Britain’s wind farm capacity factor over the past six months, highlighting times when it fell below 20% for more than a day

Both the frequency and duration of these events matters.  Looking back over the Electric Insights archives, this was the longest cold-calm spell that Britain has experienced in over a decade.  February 2010 also saw 11 days with wind capacity factors never going above 20%.  However, back in 2010 most of Britain’s wind farms were onshore and so average capacity factors were lower.  Also, the impact of low wind speeds was barely noticeable back in 2010, as Britain’s wind capacity then was one-sixth of current levels.  

Based on longer records of historical wind speed data from Renewables.ninja, the March Dunkelflaute could be expected roughly once every 20 years, statistically speaking.  Prolonged low-wind periods should be accounted for when designing Britain’s energy system security, and they should not be seen as a ‘black swan event’ which cannot be anticipated.

The power system coped in March because the shortfall in wind was made up by fossil fuels, particularly the 28 GW of gas power stations.  Fossil fuels peaked at a 73% share of all electricity generation on the 6th of March.  While coal and biomass stations ran at close to full output to help, Britain’s nuclear output actually fell to its lowest this year during the low-wind period.  Nuclear output dropped to just 3.6 GW, 30% below its average for the quarter, as maintenance outages continued to affect the fleet.

The output from Britain’s wind farms is almost exclusively balanced by gas power stations.  Throughout the quarter their outputs were the mirror image of one another, performing an elaborate dance to keep the system balanced.  For every GW that wind output falls, gas output rises by 0.84 GW.  When all other generation sources are combined, their output only varies by 10% around their average of 13 GW across the quarter.

Daily average output from wind farms and gas power stations during Quarter 1 of 2021

The UK’s ambition to reach net zero would prohibit the use of (unabated) gas power plants for such long periods.  While a variety of clean flexibility options could replace gas, the scale and duration of wind droughts may rule many of them out. 

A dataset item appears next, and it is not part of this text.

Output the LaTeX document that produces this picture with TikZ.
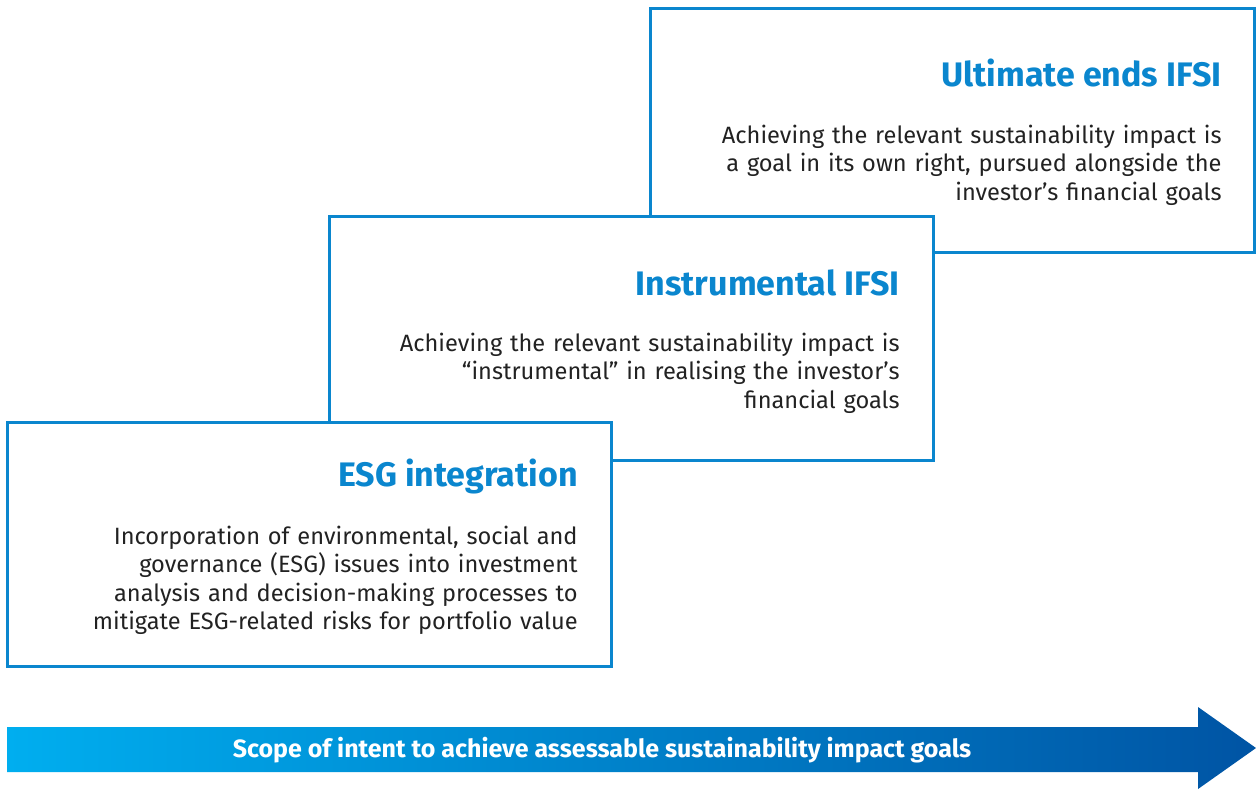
\documentclass[tikz,border=0pt]{standalone}
\usepackage{fontspec}
\setmainfont{Fira Sans}
\usetikzlibrary{positioning}
\definecolor{ifsiblue}{HTML}{0A86CE}
\definecolor{arrowlight}{HTML}{00AEEF}
\definecolor{arrowdark}{HTML}{0054A4}
\definecolor{bodytext}{HTML}{222222}
\tikzset{
    box/.style={draw=ifsiblue,line width=1.5pt,fill=white,rectangle,inner sep=0pt,outer sep=0pt,minimum width=302pt,minimum height=122pt},
    heading/.style={anchor=base east,inner sep=0pt,text=ifsiblue,font=\fontsize{17}{20}\selectfont\bfseries},
    blurb/.style={anchor=base east,inner sep=0pt,text=bodytext,align=right,text width=300pt,font=\fontsize{11.8}{14.25}\selectfont},
    scope label/.style={inner sep=0pt,anchor=base,text=white,font=\fontsize{12.5}{14}\selectfont\bfseries}
}
\begin{document}
\begin{tikzpicture}[x=0.5pt,y=-0.5pt]
    \useasboundingbox (0,0) rectangle (1256,789);

    % top step
    \node[box] (ult) at (952.5,130) {};
    \node[heading] (ulttitle) at (1222,86) {Ultimate ends IFSI};
    \node[blurb] (ulttext) at (1222,143) {Achieving the relevant sustainability impact is\\a goal in its own right, pursued alongside the\\investor's financial goals};

    % middle step
    \node[box] (ins) at (631,338) {};
    \node[heading] (institle) at (900,295) {Instrumental IFSI};
    \node[blurb] (instext) at (900,351) {Achieving the relevant sustainability impact is\\``instrumental'' in realising the investor's\\financial goals};

    % bottom step
    \node[box] (esg) at (309,544) {};
    \node[heading] (esgtitle) at (578,486) {ESG integration};
    \node[blurb] (esgtext) at (578,544) {Incorporation of environmental, social and\\governance (ESG) issues into investment\\analysis and decision-making processes to\\mitigate ESG-related risks for portfolio value};

    % scope arrow
    \shade[left color=arrowlight,right color=arrowdark]
        (7,727) -- (1198,727) -- (1198,707) -- (1256,748) -- (1198,789) -- (1198,772) -- (7,772) -- cycle;
    \node[scope label] (scope) at (602,757) {Scope of intent to achieve assessable sustainability impact goals};
\end{tikzpicture}
\end{document}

The lull in March saw a deficit of over 10 GW of wind capacity compared to the surrounding weeks, and some 2,300 GWh of energy.  In comparison, the UK’s largest storage facility – the Dinorwig pumped hydro plant in North Wales – stores just 9 GWh.  Battery storage systems are ideal for providing peak power, but their duration (and total energy storage) is limited. Over 10,000 of the world’s largest battery storage systems would be needed to cover the shortfall, occupying a space the size of Liverpool city.[2]

Interconnectors can help, but these weather patterns tend to affect the entire north-west of Europe, meaning our neighbouring countries would also be short of capacity.  Flexible demand may be insufficient for a different reason – households and industries may be willing to turn down their consumption for a few hours at a time, but doing so for over a week straight is another matter.   This restricts the options for dealing with large-scale weather variability to longer-duration storage or low- and zero-carbon fuels such as biomass and potentially hydrogen in the future.  The four biomass domes at Drax Power Station hold enough fuel to generate 600 GWh of electricity, showing the scale that storable fuels can attain.

Weather variability will play an important part in the planning and operation of Britain’s future energy system.  The recent power outage in Texas highlights the cost of overlooking extreme weather risks (noting that it was gas generation rather than wind which drove this crisis).  Securely managing wind variability will likely require policy and market innovations, not just technical fixes.


[1] Power output as a fraction of total installed capacity

[2] Based on a 6500 m² footprint estimated for the South Australia battery farm.